America's Mandarin (1954-1963)
With a goal of stopping the spread of communism in Southeast Asia, America replaced France in South Vietnam -- supporting autocratic President Ngo Dinh Diem until his own generals turned against him in a coup that brought political chaos to Saigon.
LBJ Goes to War (1964-1965)
With Ho Chi Minh determined to reunite Vietnam, President Lyndon Baines Johnson determined to prevent it, and South Vietnam on the verge of collapse, the stage was set for massive escalation of the undeclared Vietnam War.
America Takes Charge (1965-1967)
In two years, the Johnson administration's troop build-up dispatched 1.5 million Americans to Vietnam to fight a war they found baffling, tedious, exciting, deadly and unforgettable.
America's Enemy (1954-1967)
The Vietnam War as seen from different perspectives by Vietcong guerrillas and sympathizers, by North Vietnamese leaders and rank and file, and by Americans held prisoner in Hanoi.
The massive enemy offensive at the lunar New Year decimated the Vietcong and failed to topple the Saigon government -- but led to the beginning of America's military withdrawal from Vietnam.

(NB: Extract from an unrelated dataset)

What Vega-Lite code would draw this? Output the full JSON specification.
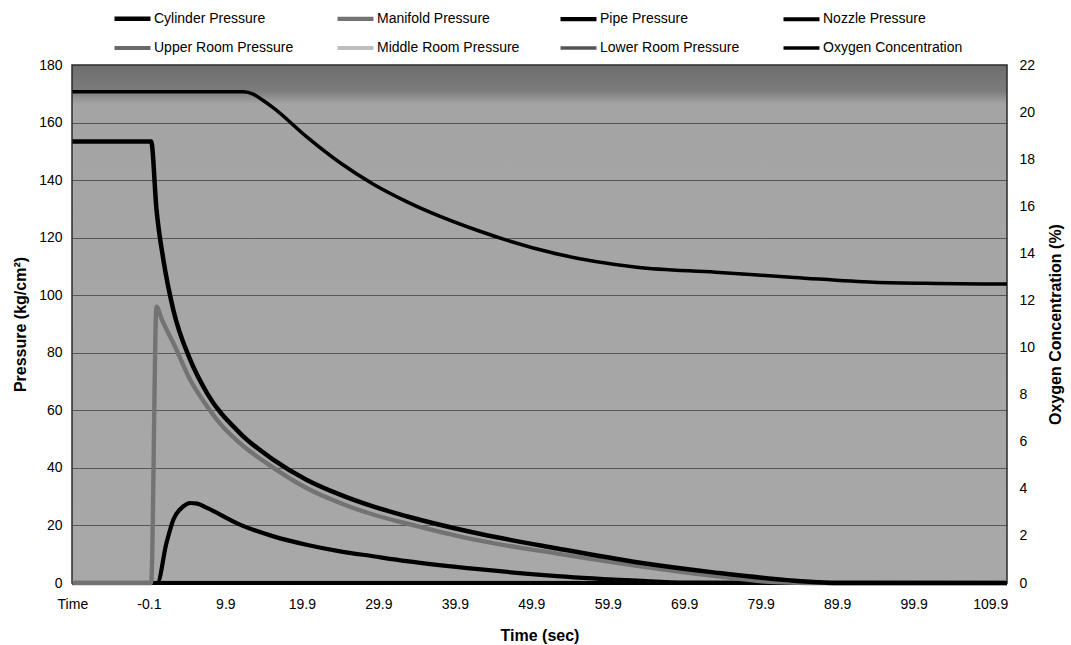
{
  "$schema": "https://vega.github.io/schema/vega-lite/v6.json",
  "autosize": {"type": "none"},
  "width": 935,
  "height": 518,
  "padding": {"left": 72, "top": 65, "right": 64, "bottom": 62},
  "background": "white",
  "config": {
    "font": "Liberation Sans",
    "view": {
      "stroke": "#2a2a2a",
      "strokeWidth": 1.5,
      "fill": {
        "gradient": "linear", "x1": 0, "y1": 0, "x2": 0, "y2": 1,
        "stops": [
          {"offset": 0, "color": "#6e6e6e"},
          {"offset": 0.05, "color": "#7c7c7c"},
          {"offset": 0.075, "color": "#a4a4a4"},
          {"offset": 1, "color": "#a8a8a8"}
        ]
      }
    },
    "axis": {
      "labelFont": "Liberation Sans",
      "labelFontSize": 14,
      "labelColor": "#000",
      "titleFont": "Liberation Sans",
      "titleFontSize": 16,
      "titleFontWeight": "bold",
      "titleColor": "#000",
      "ticks": false,
      "domain": false
    },
    "legend": {
      "labelFont": "Liberation Sans",
      "labelFontSize": 14,
      "labelColor": "#000"
    }
  },
  "data": {
    "values": [
      {"series": "Upper Room Pressure", "t": -10.1, "v": 0.3},
      {"series": "Upper Room Pressure", "t": 50, "v": 0.3},
      {"series": "Upper Room Pressure", "t": 112.1, "v": 0.3},
      {"series": "Middle Room Pressure", "t": -10.1, "v": 0.2},
      {"series": "Middle Room Pressure", "t": 50, "v": 0.2},
      {"series": "Middle Room Pressure", "t": 112.1, "v": 0.2},
      {"series": "Lower Room Pressure", "t": -10.1, "v": 0.1},
      {"series": "Lower Room Pressure", "t": 50, "v": 0.1},
      {"series": "Lower Room Pressure", "t": 112.1, "v": 0.1},
      {"series": "Nozzle Pressure", "t": -10.1, "v": 0},
      {"series": "Nozzle Pressure", "t": 50, "v": 0},
      {"series": "Nozzle Pressure", "t": 112.1, "v": 0},

      {"series": "Pipe Pressure", "t": -10.1, "v": 0},
      {"series": "Pipe Pressure", "t": 1.0, "v": 0},
      {"series": "Pipe Pressure", "t": 2.2, "v": 13.9},
      {"series": "Pipe Pressure", "t": 3.1, "v": 22},
      {"series": "Pipe Pressure", "t": 4.4, "v": 26.6},
      {"series": "Pipe Pressure", "t": 5.3, "v": 27.8},
      {"series": "Pipe Pressure", "t": 6.2, "v": 27.6},
      {"series": "Pipe Pressure", "t": 7.5, "v": 26.1},
      {"series": "Pipe Pressure", "t": 11.8, "v": 20.3},
      {"series": "Pipe Pressure", "t": 16.2, "v": 16.2},
      {"series": "Pipe Pressure", "t": 20.5, "v": 13.3},
      {"series": "Pipe Pressure", "t": 24.9, "v": 11},
      {"series": "Pipe Pressure", "t": 29.2, "v": 9.3},
      {"series": "Pipe Pressure", "t": 33.6, "v": 7.6},
      {"series": "Pipe Pressure", "t": 43, "v": 4.8},
      {"series": "Pipe Pressure", "t": 53.3, "v": 2.4},
      {"series": "Pipe Pressure", "t": 63.7, "v": 0.8},
      {"series": "Pipe Pressure", "t": 70, "v": 0.1},
      {"series": "Pipe Pressure", "t": 112.1, "v": 0},

      {"series": "Manifold Pressure", "t": -10.1, "v": 0},
      {"series": "Manifold Pressure", "t": 0.2, "v": 0},
      {"series": "Manifold Pressure", "t": 0.9, "v": 96},
      {"series": "Manifold Pressure", "t": 1.6, "v": 91.5},
      {"series": "Manifold Pressure", "t": 3.1, "v": 83.4},
      {"series": "Manifold Pressure", "t": 5.3, "v": 70.6},
      {"series": "Manifold Pressure", "t": 7.5, "v": 61.4},
      {"series": "Manifold Pressure", "t": 9.5, "v": 54.5},
      {"series": "Manifold Pressure", "t": 11.8, "v": 48.6},
      {"series": "Manifold Pressure", "t": 16.2, "v": 40},
      {"series": "Manifold Pressure", "t": 20.5, "v": 33},
      {"series": "Manifold Pressure", "t": 24.9, "v": 27.8},
      {"series": "Manifold Pressure", "t": 29.2, "v": 23.8},
      {"series": "Manifold Pressure", "t": 33.3, "v": 20.9},
      {"series": "Manifold Pressure", "t": 42, "v": 15.3},
      {"series": "Manifold Pressure", "t": 53.3, "v": 10.2},
      {"series": "Manifold Pressure", "t": 63.7, "v": 6},
      {"series": "Manifold Pressure", "t": 74, "v": 2.4},
      {"series": "Manifold Pressure", "t": 81, "v": 0.4},
      {"series": "Manifold Pressure", "t": 86, "v": 0},
      {"series": "Manifold Pressure", "t": 112.1, "v": 0},

      {"series": "Cylinder Pressure", "t": -10.1, "v": 153.4},
      {"series": "Cylinder Pressure", "t": 0.2, "v": 153.4},
      {"series": "Cylinder Pressure", "t": 0.9, "v": 129.7},
      {"series": "Cylinder Pressure", "t": 1.8, "v": 112.3},
      {"series": "Cylinder Pressure", "t": 3.1, "v": 94.9},
      {"series": "Cylinder Pressure", "t": 5.3, "v": 77.6},
      {"series": "Cylinder Pressure", "t": 7.5, "v": 66},
      {"series": "Cylinder Pressure", "t": 11.8, "v": 52.1},
      {"series": "Cylinder Pressure", "t": 16.2, "v": 42.8},
      {"series": "Cylinder Pressure", "t": 20.5, "v": 35.9},
      {"series": "Cylinder Pressure", "t": 24.9, "v": 30.7},
      {"series": "Cylinder Pressure", "t": 29.2, "v": 26.6},
      {"series": "Cylinder Pressure", "t": 33.6, "v": 23.2},
      {"series": "Cylinder Pressure", "t": 41.9, "v": 17.8},
      {"series": "Cylinder Pressure", "t": 53.3, "v": 12},
      {"series": "Cylinder Pressure", "t": 63.7, "v": 7.2},
      {"series": "Cylinder Pressure", "t": 74, "v": 3.6},
      {"series": "Cylinder Pressure", "t": 84.3, "v": 0.8},
      {"series": "Cylinder Pressure", "t": 90, "v": 0},
      {"series": "Cylinder Pressure", "t": 112.1, "v": 0},

      {"series": "Oxygen Concentration", "t": -10.1, "v": 20.86},
      {"series": "Oxygen Concentration", "t": 12.3, "v": 20.86},
      {"series": "Oxygen Concentration", "t": 13.6, "v": 20.75},
      {"series": "Oxygen Concentration", "t": 14.8, "v": 20.5},
      {"series": "Oxygen Concentration", "t": 16.1, "v": 20.2},
      {"series": "Oxygen Concentration", "t": 20.5, "v": 18.96},
      {"series": "Oxygen Concentration", "t": 24.9, "v": 17.85},
      {"series": "Oxygen Concentration", "t": 29.2, "v": 16.95},
      {"series": "Oxygen Concentration", "t": 33.6, "v": 16.2},
      {"series": "Oxygen Concentration", "t": 43, "v": 14.96},
      {"series": "Oxygen Concentration", "t": 53.3, "v": 13.97},
      {"series": "Oxygen Concentration", "t": 63.7, "v": 13.41},
      {"series": "Oxygen Concentration", "t": 74, "v": 13.2},
      {"series": "Oxygen Concentration", "t": 84.3, "v": 12.98},
      {"series": "Oxygen Concentration", "t": 94.7, "v": 12.77},
      {"series": "Oxygen Concentration", "t": 103, "v": 12.72},
      {"series": "Oxygen Concentration", "t": 112.1, "v": 12.7}
    ]
  },
  "encoding": {
    "x": {
      "field": "t", "type": "quantitative",
      "scale": {"domain": [-10.15, 112.1], "nice": false, "zero": false},
      "axis": {
        "title": "Time (sec)",
        "values": [-10.1, -0.1, 9.9, 19.9, 29.9, 39.9, 49.9, 59.9, 69.9, 79.9, 89.9, 99.9, 109.9],
        "labelExpr": "datum.value < -5 ? 'Time' : ('' + datum.value)",
        "labelPadding": 14,
        "titlePadding": 16,
        "grid": false,
        "labelFlush": false
      }
    },
    "color": {
      "field": "series", "type": "nominal",
      "scale": {
        "domain": ["Cylinder Pressure", "Manifold Pressure", "Pipe Pressure", "Nozzle Pressure", "Upper Room Pressure", "Middle Room Pressure", "Lower Room Pressure", "Oxygen Concentration"],
        "range": ["#000000", "#737373", "#000000", "#000000", "#6a6a6a", "#bdbdbd", "#555555", "#000000"]
      },
      "legend": {
        "title": null,
        "orient": "none",
        "legendX": 40,
        "legendY": -67,
        "columns": 4,
        "direction": "horizontal",
        "gridAlign": "all",
        "symbolType": "stroke",
        "symbolSize": 1296,
        "symbolStrokeWidth": 6,
        "labelOffset": 1,
        "columnPadding": 31,
        "rowPadding": -24,
        "labelLimit": 200
      }
    },
    "strokeWidth": {
      "field": "series", "type": "nominal",
      "scale": {
        "domain": ["Cylinder Pressure", "Manifold Pressure", "Pipe Pressure", "Nozzle Pressure", "Upper Room Pressure", "Middle Room Pressure", "Lower Room Pressure", "Oxygen Concentration"],
        "range": [4.5, 3.5, 5.5, 4.5, 3, 3, 3, 5]
      },
      "legend": null
    }
  },
  "layer": [
    {
      "transform": [{"filter": "datum.series !== 'Oxygen Concentration'"}],
      "mark": {"type": "line", "interpolate": "monotone"},
      "encoding": {
        "y": {
          "field": "v", "type": "quantitative",
          "scale": {"domain": [0, 180], "nice": false},
          "axis": {
            "title": "Pressure (kg/cm²)",
            "values": [0, 20, 40, 60, 80, 100, 120, 140, 160, 180],
            "grid": true,
            "gridColor": "#3c3c3c",
            "gridWidth": 1,
            "gridOpacity": 0.75,
            "labelPadding": 10,
            "titleX": -52,
            "titleY": 259,
            "titleAngle": 270,
            "titleAlign": "center",
            "titleBaseline": "middle"
          }
        }
      }
    },
    {
      "transform": [{"filter": "datum.series === 'Oxygen Concentration'"}],
      "mark": {"type": "line", "interpolate": "monotone"},
      "encoding": {
        "y": {
          "field": "v", "type": "quantitative",
          "scale": {"domain": [0, 22], "nice": false},
          "axis": {
            "title": "Oxygen Concentration (%)",
            "orient": "right",
            "values": [0, 2, 4, 6, 8, 10, 12, 14, 16, 18, 20, 22],
            "grid": false,
            "labelPadding": 12,
            "titleX": 48,
            "titleY": 259,
            "titleAngle": 270,
            "titleAlign": "center",
            "titleBaseline": "middle"
          }
        }
      }
    }
  ],
  "resolve": {"scale": {"y": "independent"}}
}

Vietnamizing the War (1969-1973)
President Richard Nixon's program of troop pull-outs, stepped-up bombing and huge arms shipments to Saigon changed the war and left GIs wondering which of them would be the last to die in Vietnam.
Cambodia and Laos
Despite technical neutrality, both of Vietnam's smaller neighbors were drawn into the war, suffered massive bombings, and, in the case of Cambodia, endured a post-war holocaust of nightmarish proportions.
Peace Is at Hand (1968-1973)
While American and Vietnamese soldiers continued to clash in battle, diplomats in Paris argued about making peace. After more than four years, they reached an accord that proved to be a preface to further bloodshed.
Through troubled years of controversy and violence, U.S .casualties mounted, victory remained elusive, and American opinion moved from general approval to general dissatisfaction with the Vietnam War.
The End of the Tunnel (1973-1975)
rebroadcast as The Fall of Saigon
South Vietnamese leaders believed that America would never let them go down to defeat -- a belief that died as North Vietnamese tanks smashed into Saigon on April 30, 1975, and the long war ended with South Vietnam's surrender.